### OBJECTIVE
Repeat every record below exactly, omitting any pictures.

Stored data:
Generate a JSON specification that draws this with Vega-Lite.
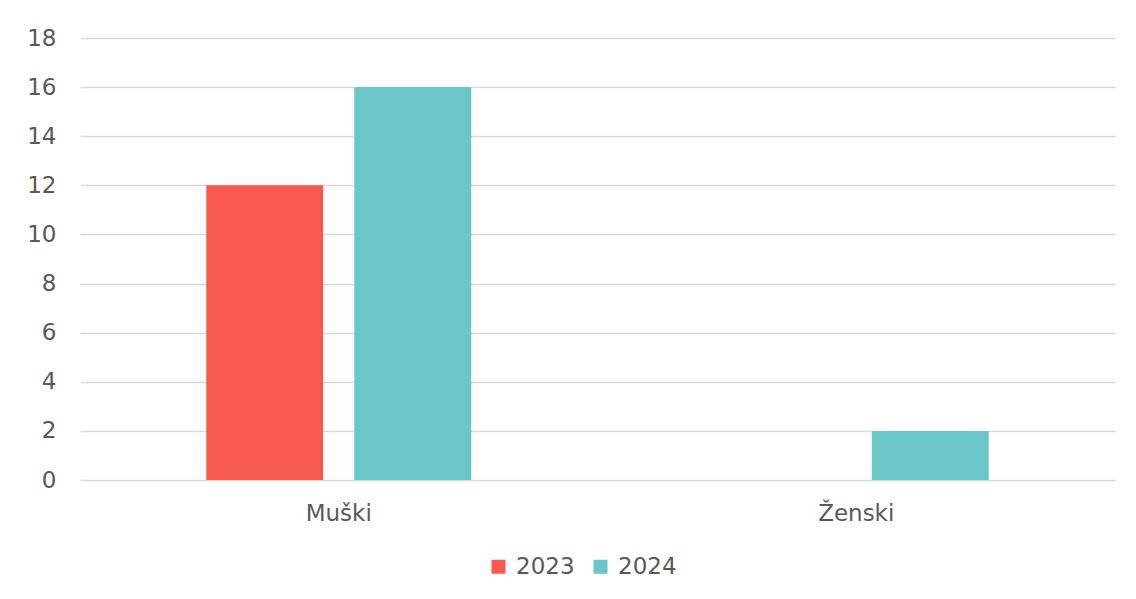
{
  "$schema": "https://vega.github.io/schema/vega-lite/v6.json",
  "width": 1035,
  "height": 442,
  "autosize": {"type": "none"},
  "padding": {"left": 80, "top": 38, "right": 21, "bottom": 119},
  "background": "#ffffff",
  "data": {
    "values": [
      {"spol": "Muški", "godina": "2023", "broj": 12},
      {"spol": "Muški", "godina": "2024", "broj": 16},
      {"spol": "Ženski", "godina": "2023", "broj": 0},
      {"spol": "Ženski", "godina": "2024", "broj": 2}
    ]
  },
  "mark": {"type": "bar"},
  "encoding": {
    "x": {
      "field": "spol",
      "type": "nominal",
      "sort": ["Muški", "Ženski"],
      "scale": {"paddingInner": 0, "paddingOuter": 0},
      "axis": {
        "title": null,
        "labelAngle": 0,
        "ticks": false,
        "domain": false,
        "labelPadding": 22,
        "labelFontSize": 23,
        "labelColor": "#595959",
        "labelFont": "DejaVu Sans"
      }
    },
    "xOffset": {
      "field": "godina",
      "type": "nominal",
      "scale": {"paddingInner": 0.21, "paddingOuter": 0.853}
    },
    "y": {
      "field": "broj",
      "type": "quantitative",
      "scale": {"domain": [0, 18], "nice": false},
      "axis": {
        "title": null,
        "values": [0, 2, 4, 6, 8, 10, 12, 14, 16, 18],
        "ticks": false,
        "domain": false,
        "labelPadding": 24,
        "labelFontSize": 23,
        "labelColor": "#595959",
        "labelFont": "DejaVu Sans",
        "gridColor": "#d9d9d9",
        "gridWidth": 1.5
      }
    },
    "color": {
      "field": "godina",
      "type": "nominal",
      "scale": {"domain": ["2023", "2024"], "range": ["#F8594F", "#69C7C8"]},
      "legend": {
        "title": null,
        "orient": "none",
        "legendX": 407,
        "legendY": 517,
        "direction": "horizontal",
        "symbolType": "square",
        "symbolSize": 196,
        "symbolStrokeWidth": 0,
        "labelFontSize": 23,
        "labelColor": "#595959",
        "labelFont": "DejaVu Sans",
        "labelOffset": 6,
        "columnPadding": 14
      }
    }
  },
  "config": {
    "view": {"stroke": null},
    "axis": {"gridColor": "#d9d9d9"}
  }
}
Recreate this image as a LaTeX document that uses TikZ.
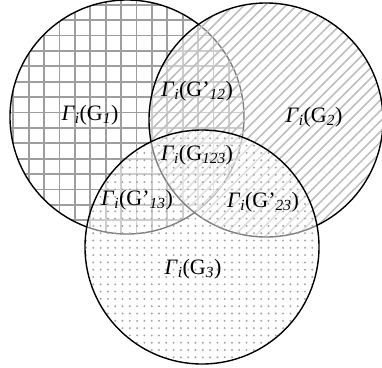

### SOLUTION FOR THIS TASK
Generate a JSON specification that draws this with Vega-Lite.
{
  "$schema": "https://vega.github.io/schema/vega-lite/v6.json",
  "width": 1035,
  "height": 442,
  "autosize": {"type": "none"},
  "padding": {"left": 80, "top": 38, "right": 21, "bottom": 119},
  "background": "#ffffff",
  "data": {
    "values": [
      {"spol": "Muški", "godina": "2023", "broj": 12},
      {"spol": "Muški", "godina": "2024", "broj": 16},
      {"spol": "Ženski", "godina": "2023", "broj": 0},
      {"spol": "Ženski", "godina": "2024", "broj": 2}
    ]
  },
  "mark": {"type": "bar"},
  "encoding": {
    "x": {
      "field": "spol",
      "type": "nominal",
      "sort": ["Muški", "Ženski"],
      "scale": {"paddingInner": 0, "paddingOuter": 0},
      "axis": {
        "title": null,
        "labelAngle": 0,
        "ticks": false,
        "domain": false,
        "labelPadding": 22,
        "labelFontSize": 23,
        "labelColor": "#595959",
        "labelFont": "DejaVu Sans"
      }
    },
    "xOffset": {
      "field": "godina",
      "type": "nominal",
      "scale": {"paddingInner": 0.21, "paddingOuter": 0.853}
    },
    "y": {
      "field": "broj",
      "type": "quantitative",
      "scale": {"domain": [0, 18], "nice": false},
      "axis": {
        "title": null,
        "values": [0, 2, 4, 6, 8, 10, 12, 14, 16, 18],
        "ticks": false,
        "domain": false,
        "labelPadding": 24,
        "labelFontSize": 23,
        "labelColor": "#595959",
        "labelFont": "DejaVu Sans",
        "gridColor": "#d9d9d9",
        "gridWidth": 1.5
      }
    },
    "color": {
      "field": "godina",
      "type": "nominal",
      "scale": {"domain": ["2023", "2024"], "range": ["#F8594F", "#69C7C8"]},
      "legend": {
        "title": null,
        "orient": "none",
        "legendX": 407,
        "legendY": 517,
        "direction": "horizontal",
        "symbolType": "square",
        "symbolSize": 196,
        "symbolStrokeWidth": 0,
        "labelFontSize": 23,
        "labelColor": "#595959",
        "labelFont": "DejaVu Sans",
        "labelOffset": 6,
        "columnPadding": 14
      }
    }
  },
  "config": {
    "view": {"stroke": null},
    "axis": {"gridColor": "#d9d9d9"}
  }
}
Recreate this image as a LaTeX document that uses TikZ.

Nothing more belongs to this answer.